Я много думала о том, как играла на этой игре сама. Казалось бы, последние дни мира - это возможность отказаться от всего ненужного и устаревшего, повод опробовать новые пути, потому что цена ошибки уже в любом случае невелика. Но на игре я так не сделала, поддавшись инерции мыслей и идей. Эта инерция сильна и в жизни: мы так часто следуем за социальными условностями тогда, когда могли бы этого избежать, боимся принять решения по себе, мы не слишком любопытны к тому, что нас окружает.

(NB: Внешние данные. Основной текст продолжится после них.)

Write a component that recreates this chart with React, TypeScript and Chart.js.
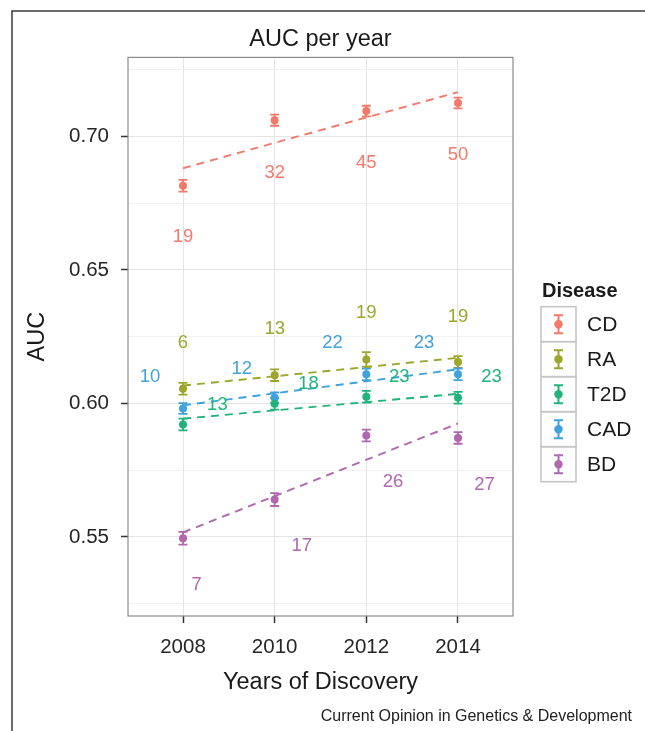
import React, { useEffect, useRef } from 'react';
import { Chart, registerables } from 'chart.js';

Chart.register(...registerables);

// ---------- data ----------
const diseases = ['CD', 'RA', 'T2D', 'CAD', 'BD'];
const colors = ['#F37A6B', '#9BA62B', '#20B47A', '#3FA2DC', '#B067B0'];
const years = [2008, 2010, 2012, 2014];
const yTicks = [0.525, 0.55, 0.575, 0.6, 0.625, 0.65, 0.675, 0.7, 0.725];

const aucCD = [0.6815, 0.7061, 0.7095, 0.7125];
const aucRA = [0.6055, 0.6106, 0.6165, 0.6155];
const aucT2D = [0.5921, 0.5999, 0.6025, 0.6021];
const aucCAD = [0.5981, 0.6021, 0.6109, 0.6109];
const aucBD = [0.5495, 0.564, 0.588, 0.5871];

const errCD = [0.0022, 0.0021, 0.002, 0.002];
const errRA = [0.0022, 0.0022, 0.0027, 0.0022];
const errT2D = [0.0022, 0.0022, 0.0022, 0.0022];
const errCAD = [0.002, 0.002, 0.0022, 0.0022];
const errBD = [0.0024, 0.0024, 0.0022, 0.0022];

// fitted trend values at 2008 and 2014
const trendYears = [2008, 2014];
const trendCD = [0.6881, 0.7166];
const trendRA = [0.6067, 0.6171];
const trendT2D = [0.5943, 0.6036];
const trendCAD = [0.5993, 0.6128];
const trendBD = [0.5517, 0.5925];

// study counts and where they are printed (data coordinates)
const countCD = [19, 32, 45, 50];
const countRA = [6, 13, 19, 19];
const countT2D = [13, 18, 23, 23];
const countCAD = [10, 12, 22, 23];
const countBD = [7, 17, 26, 27];

const labXCD = [2008, 2010, 2012, 2014];
const labYCD = [0.6623, 0.6865, 0.6899, 0.693];
const labXRA = [2008, 2010, 2012, 2014];
const labYRA = [0.6228, 0.628, 0.634, 0.6325];
const labXT2D = [2008.75, 2010.74, 2012.72, 2014.73];
const labYT2D = [0.5996, 0.6075, 0.61, 0.61];
const labXCAD = [2007.28, 2009.28, 2011.26, 2013.26];
const labYCAD = [0.61, 0.6131, 0.6228, 0.6228];
const labXBD = [2008.3, 2010.59, 2012.58, 2014.58];
const labYBD = [0.5321, 0.5468, 0.5705, 0.5696];

const series = [
  { auc: aucCD, err: errCD, trend: trendCD, count: countCD, lx: labXCD, ly: labYCD },
  { auc: aucRA, err: errRA, trend: trendRA, count: countRA, lx: labXRA, ly: labYRA },
  { auc: aucT2D, err: errT2D, trend: trendT2D, count: countT2D, lx: labXT2D, ly: labYT2D },
  { auc: aucCAD, err: errCAD, trend: trendCAD, count: countCAD, lx: labXCAD, ly: labYCAD },
  { auc: aucBD, err: errBD, trend: trendBD, count: countBD, lx: labXBD, ly: labYBD },
];

const FONT = "'Liberation Sans', Arial, Helvetica, sans-serif";
const isMajor = (v: number) => Math.round(v * 1000) % 50 === 0;

const overlay = {
  id: 'overlay',
  beforeDraw(chart: any) {
    const ctx = chart.ctx;
    ctx.save();
    ctx.fillStyle = '#ffffff';
    ctx.fillRect(0, 0, chart.width, chart.height);
    ctx.strokeStyle = '#3a3a3a';
    ctx.lineWidth = 1.5;
    ctx.beginPath();
    ctx.moveTo(12, chart.height);
    ctx.lineTo(12, 11);
    ctx.lineTo(chart.width, 11);
    ctx.stroke();
    ctx.restore();
  },
  beforeDatasetsDraw(chart: any) {
    const ctx = chart.ctx;
    const xs = chart.scales.x;
    const ys = chart.scales.y;
    ctx.save();
    ctx.lineWidth = 1.8;
    series.forEach((s, i) => {
      ctx.strokeStyle = colors[i];
      years.forEach((yr, j) => {
        const px = xs.getPixelForValue(yr);
        const top = ys.getPixelForValue(s.auc[j] + s.err[j]);
        const bot = ys.getPixelForValue(s.auc[j] - s.err[j]);
        ctx.beginPath();
        ctx.moveTo(px, top);
        ctx.lineTo(px, bot);
        ctx.moveTo(px - 4.5, top);
        ctx.lineTo(px + 4.5, top);
        ctx.moveTo(px - 4.5, bot);
        ctx.lineTo(px + 4.5, bot);
        ctx.stroke();
      });
    });
    ctx.restore();
  },
  afterDatasetsDraw(chart: any) {
    const ctx = chart.ctx;
    const xs = chart.scales.x;
    const ys = chart.scales.y;
    const a = chart.chartArea;
    ctx.save();
    ctx.font = `18.5px ${FONT}`;
    ctx.textAlign = 'center';
    ctx.textBaseline = 'middle';
    series.forEach((s, i) => {
      ctx.fillStyle = colors[i];
      s.count.forEach((c, j) => {
        ctx.fillText(String(c), xs.getPixelForValue(s.lx[j]), ys.getPixelForValue(s.ly[j]));
      });
    });
    ctx.strokeStyle = '#8a8a8a';
    ctx.lineWidth = 1.2;
    ctx.strokeRect(a.left, a.top, a.right - a.left, a.bottom - a.top);
    ctx.restore();
  },
  afterDraw(chart: any) {
    const ctx = chart.ctx;
    ctx.save();
    ctx.fillStyle = '#1a1a1a';
    ctx.font = `bold 20px ${FONT}`;
    ctx.textAlign = 'left';
    ctx.textBaseline = 'middle';
    ctx.fillText('Disease', 542, 291);
    const bx = 541, by = 306.7, bw = 35, bh = 35;
    diseases.forEach((d, i) => {
      const top = by + i * bh;
      const cx = bx + bw / 2;
      const cy = top + bh / 2;
      ctx.strokeStyle = '#c6c6c6';
      ctx.lineWidth = 1.6;
      ctx.strokeRect(bx, top, bw, bh);
      ctx.strokeStyle = colors[i];
      ctx.lineWidth = 2;
      ctx.beginPath();
      ctx.moveTo(cx, cy - 9);
      ctx.lineTo(cx, cy + 9);
      ctx.moveTo(cx - 4.5, cy - 9);
      ctx.lineTo(cx + 4.5, cy - 9);
      ctx.moveTo(cx - 4.5, cy + 9);
      ctx.lineTo(cx + 4.5, cy + 9);
      ctx.stroke();
      ctx.fillStyle = colors[i];
      ctx.beginPath();
      ctx.arc(cx, cy, 4.2, 0, Math.PI * 2);
      ctx.fill();
      ctx.fillStyle = '#1a1a1a';
      ctx.font = `21px ${FONT}`;
      ctx.fillText(d, 587, cy + 1);
    });
    ctx.restore();
  },
};

export default function App() {
  const ref = useRef<HTMLCanvasElement | null>(null);

  useEffect(() => {
    if (!ref.current) return;
    const datasets: any[] = [];
    series.forEach((s, i) => {
      datasets.push({
        type: 'line',
        label: diseases[i] + ' trend',
        data: trendYears.map((yr, j) => ({ x: yr, y: s.trend[j] })),
        borderColor: colors[i],
        borderWidth: 1.9,
        borderDash: [8, 6],
        pointRadius: 0,
        fill: false,
        order: 2,
      });
      datasets.push({
        type: 'scatter',
        label: diseases[i],
        data: years.map((yr, j) => ({ x: yr, y: s.auc[j] })),
        backgroundColor: colors[i],
        borderColor: colors[i],
        borderWidth: 0,
        pointRadius: 4,
        order: 1,
      });
    });

    const chart = new Chart(ref.current, {
      type: 'scatter',
      data: { datasets },
      options: {
        animation: false,
        responsive: false,
        layout: { padding: { left: 0, top: 0, right: 13, bottom: 0 } },
        plugins: {
          legend: { display: false },
          tooltip: { enabled: false },
          title: {
            display: true,
            text: 'AUC per year',
            fullSize: false,
            color: '#1a1a1a',
            font: { family: FONT, size: 23.5, weight: 'normal' },
            padding: { top: 25.6, bottom: 3.6 },
          },
          subtitle: {
            display: true,
            text: 'Current Opinion in Genetics & Development',
            position: 'bottom',
            align: 'end',
            fullSize: true,
            color: '#222222',
            font: { family: FONT, size: 16, weight: 'normal' },
            padding: { top: 0, bottom: 4.7 },
          },
        },
        scales: {
          x: {
            type: 'linear',
            position: 'bottom',
            min: 2006.8,
            max: 2015.2,
            afterBuildTicks: (s: any) => {
              s.ticks = years.map((v) => ({ value: v }));
            },
            afterFit: (s: any) => {
              s.height = 91.1;
            },
            ticks: {
              color: '#262626',
              font: { family: FONT, size: 20.5 },
              padding: 12,
              maxRotation: 0,
              callback: (v: any) => String(v),
            },
            grid: {
              color: '#e4e4e4',
              lineWidth: 1,
              tickColor: '#333333',
              tickLength: 7,
              tickWidth: 1.5,
            },
            border: { display: false },
            title: {
              display: true,
              text: 'Years of Discovery',
              color: '#1a1a1a',
              font: { family: FONT, size: 23.5 },
              padding: { top: 0, bottom: 10.7 },
            },
          },
          y: {
            type: 'linear',
            position: 'left',
            min: 0.5204,
            max: 0.7296,
            afterBuildTicks: (s: any) => {
              s.ticks = yTicks.map((v) => ({ value: v }));
            },
            afterFit: (s: any) => {
              s.width = 128;
            },
            ticks: {
              color: '#262626',
              font: { family: FONT, size: 20.5 },
              padding: 12,
              callback: (v: any) => (isMajor(v) ? Number(v).toFixed(2) : ''),
            },
            grid: {
              color: (c: any) => (c.tick && isMajor(c.tick.value) ? '#e4e4e4' : '#f1f1f1'),
              lineWidth: 1,
              tickColor: (c: any) => (c.tick && isMajor(c.tick.value) ? '#333333' : 'rgba(0,0,0,0)'),
              tickLength: 7,
              tickWidth: 1.5,
            },
            border: { display: false },
            title: {
              display: true,
              text: 'AUC',
              color: '#1a1a1a',
              font: { family: FONT, size: 23.5 },
              padding: { top: 23.6, bottom: 0 },
            },
          },
          yR: {
            type: 'linear',
            axis: 'y',
            position: 'right',
            display: true,
            min: 0,
            max: 1,
            afterFit: (s: any) => {
              s.width = 119;
            },
            ticks: { display: false },
            grid: { display: false },
            border: { display: false },
          },
        },
      } as any,
      plugins: [overlay],
    });
    return () => chart.destroy();
  }, []);

  return (
    <div style={{ position: 'fixed', left: 0, top: 0, width: 645, height: 731, background: '#fff' }}>
      <canvas ref={ref} width={645} height={731} style={{ display: 'block' }} />
    </div>
  );
}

В православной аскетике есть понятие «памяти смертной», в которой должен пребывать христианин: это созерцание неизбежного конца своей жизни и того, что следует за ним. По сути, все игроки на два дня были погружены именно в это концентрированное и нестерпимое состояние - только без надежды на жизнь вечную. Вернувшись с игры, я невероятно остро ощущала, что не хочу и не могу жить, как раньше.

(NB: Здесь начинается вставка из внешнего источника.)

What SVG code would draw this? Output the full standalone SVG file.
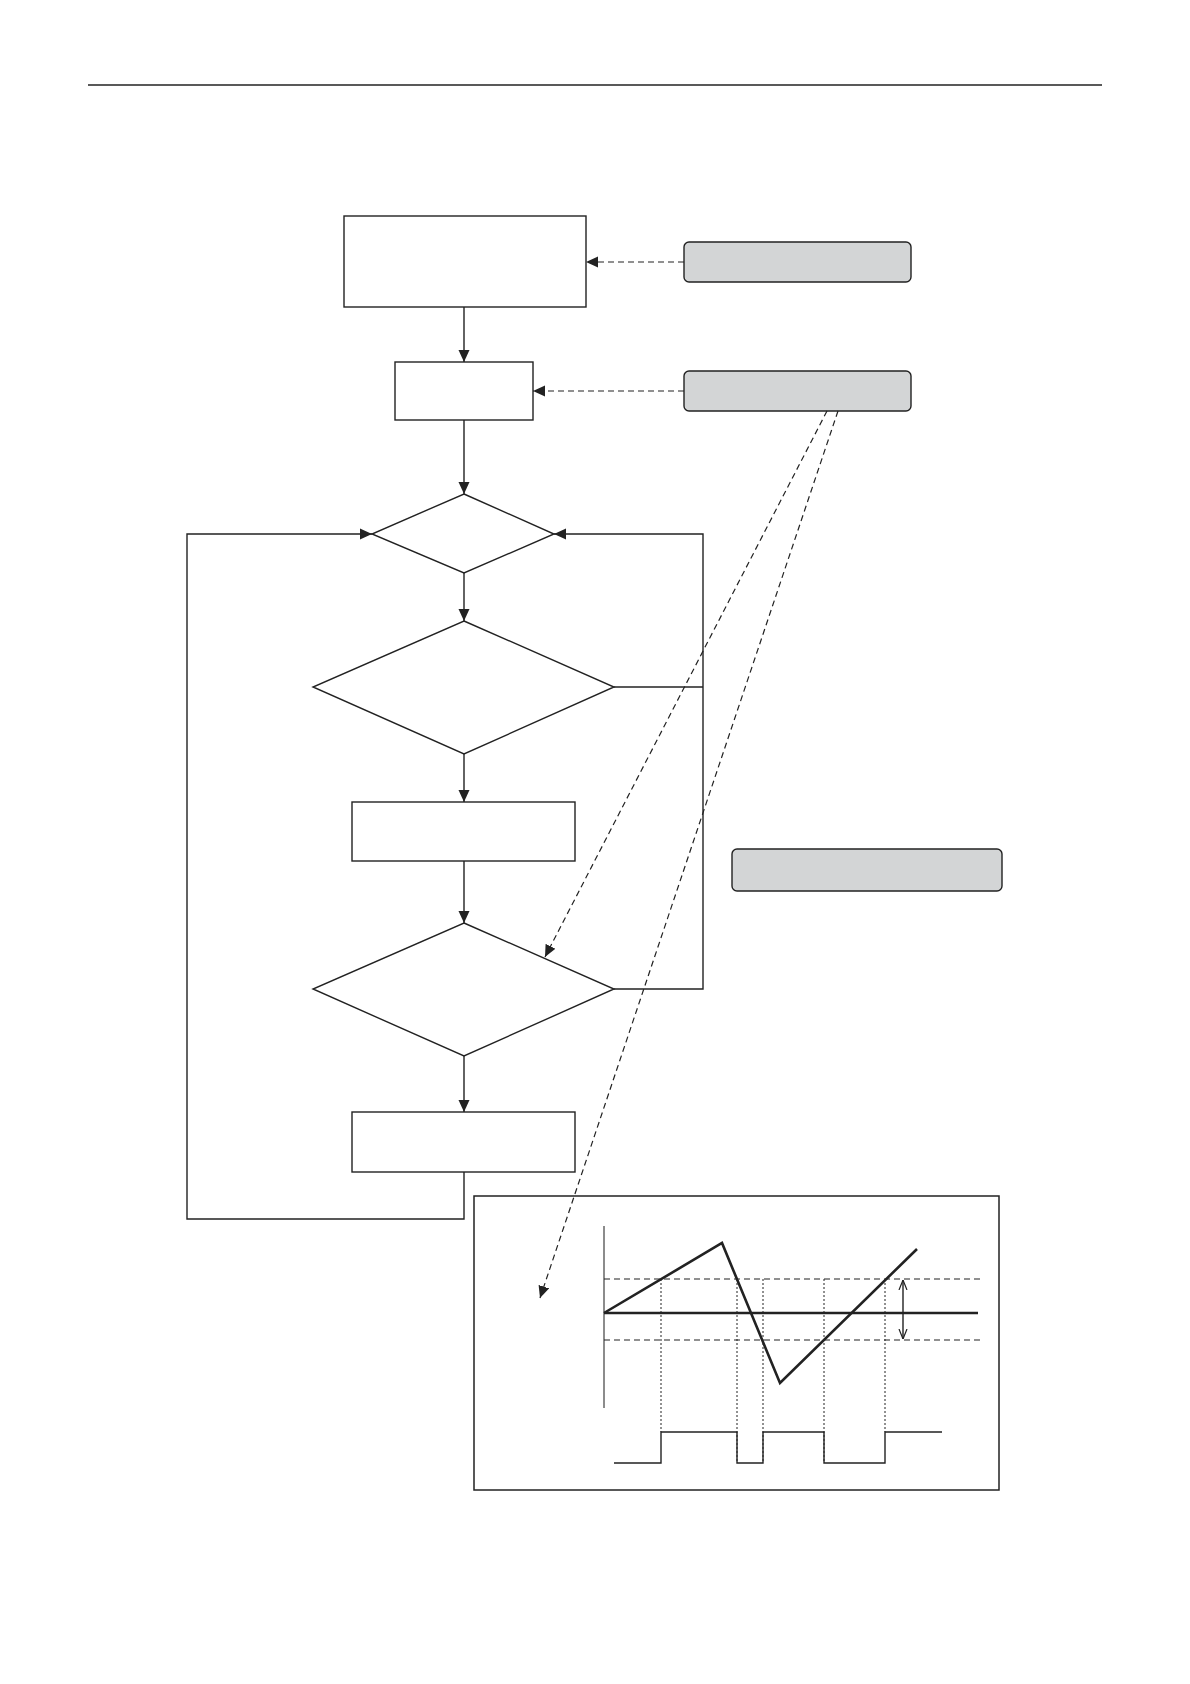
<svg xmlns="http://www.w3.org/2000/svg" width="1190" height="1684" viewBox="0 0 1190 1684">
<style>
.node{fill:#fff;stroke:#222;stroke-width:1.4}
.note{fill:#d3d5d6;stroke:#222;stroke-width:1.4}
.c{fill:none;stroke:#222;stroke-width:1.4}
.d{fill:none;stroke:#222;stroke-width:1.2;stroke-dasharray:6 4}
.dot{fill:none;stroke:#222;stroke-width:1;stroke-dasharray:2 2}
.thick{fill:none;stroke:#222;stroke-width:2.6}
</style>
<defs>
<marker id="ah" viewBox="0 0 12 12" refX="12" refY="6" markerWidth="12" markerHeight="12" markerUnits="userSpaceOnUse" orient="auto">
<path d="M0,0.5 L12,6 L0,11.5 Z" fill="#222"/>
</marker>
<marker id="oh" viewBox="0 0 10 10" refX="10" refY="5" markerWidth="10" markerHeight="10" markerUnits="userSpaceOnUse" orient="auto-start-reverse">
<path d="M0,1 L10,5 L0,9" fill="none" stroke="#222" stroke-width="1.2"/>
</marker>
</defs>
<rect width="1190" height="1684" fill="#fff"/>
<line x1="88" y1="85" x2="1102" y2="85" stroke="#222" stroke-width="1.5"/>

<g id="box1"><rect class="node" x="344" y="216" width="242" height="91"/></g>
<g id="noteA"><rect class="note" x="684" y="242" width="227" height="40" rx="5"/></g>
<g id="box2"><rect class="node" x="395" y="362" width="138" height="58"/></g>
<g id="noteB"><rect class="note" x="684" y="371" width="227" height="40" rx="5"/></g>
<g id="dec1"><polygon class="node" points="464,494 554,534 464,573 372,534"/></g>
<g id="dec2"><polygon class="node" points="464,621 614,687 464,754 313,687"/></g>
<g id="box3"><rect class="node" x="352" y="802" width="223" height="59"/></g>
<g id="noteC"><rect class="note" x="732" y="849" width="270" height="42" rx="5"/></g>
<g id="dec3"><polygon class="node" points="464,923 614,989 464,1056 313,989"/></g>
<g id="box4"><rect class="node" x="352" y="1112" width="223" height="60"/></g>

<g id="chart">
<rect x="474" y="1196" width="525" height="294" fill="#fff" stroke="#222" stroke-width="1.5"/>
<line x1="604" y1="1226" x2="604" y2="1408" stroke="#666" stroke-width="1.5"/>
<line class="d" x1="604" y1="1279" x2="982" y2="1279"/>
<line class="d" x1="604" y1="1340" x2="982" y2="1340"/>
<line class="thick" x1="604" y1="1313" x2="978" y2="1313"/>
<polyline class="thick" points="604,1313 722,1243 780,1383 917,1249"/>
<line class="dot" x1="661" y1="1279" x2="661" y2="1432"/>
<line class="dot" x1="737" y1="1279" x2="737" y2="1463"/>
<line class="dot" x1="763" y1="1279" x2="763" y2="1463"/>
<line class="dot" x1="824" y1="1279" x2="824" y2="1463"/>
<line class="dot" x1="885" y1="1279" x2="885" y2="1432"/>
<path class="c" d="M614,1463 H661 V1432 H737 V1463 H763 V1432 H824 V1463 H885 V1432 H942"/>
<line class="c" x1="903" y1="1280" x2="903" y2="1339" marker-start="url(#oh)" marker-end="url(#oh)"/>
</g>

<g id="connectors">
<line class="c" x1="464" y1="307" x2="464" y2="362" marker-end="url(#ah)"/>
<line class="c" x1="464" y1="420" x2="464" y2="494" marker-end="url(#ah)"/>
<line class="c" x1="464" y1="573" x2="464" y2="621" marker-end="url(#ah)"/>
<line class="c" x1="464" y1="754" x2="464" y2="802" marker-end="url(#ah)"/>
<line class="c" x1="464" y1="861" x2="464" y2="923" marker-end="url(#ah)"/>
<line class="c" x1="464" y1="1056" x2="464" y2="1112" marker-end="url(#ah)"/>
<polyline class="c" points="464,1172 464,1219 187,1219 187,534 372,534" marker-end="url(#ah)"/>
<polyline class="c" points="614,687 703,687"/>
<polyline class="c" points="614,989 703,989 703,534 554,534" marker-end="url(#ah)"/>
<line class="d" x1="684" y1="262" x2="586" y2="262" marker-end="url(#ah)"/>
<line class="d" x1="684" y1="391" x2="533" y2="391" marker-end="url(#ah)"/>
<line class="d" x1="827" y1="411" x2="545" y2="957" marker-end="url(#ah)"/>
<line class="d" x1="838" y1="411" x2="540" y2="1298" marker-end="url(#ah)"/>
</g>
</svg>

Итого. «Талисман» был многоуровневым художественным произведением. Особенным его делало то, что авторы не побоялись задать такую проблему, решения которой не было у них самих - и которую на универсальном уровне разрешить вообще невозможно. Это было, не побоюсь этого замыленного слова, сотворчество - честный совместный эксперимент мастеров и игроков по поиску смысла в предельно заостренной ситуации. Игроки же запитывали созданную ситуацию своей живой энергией и делали ее настоящей и искренней. Например, показательна история про общину миролюбов, таких хиппи последних дней. Мастера честно признавались, что не знали, как сделать призывы «ура, полюбим друг друга перед лицом неминуемой гибели» не банальными и не пошлыми, а потому просто доверились игрокам - и это оправдало себя. Несмотря на кажущуюся простоту такого подхода, немногие мастера готовы к настолько открытому диалогу.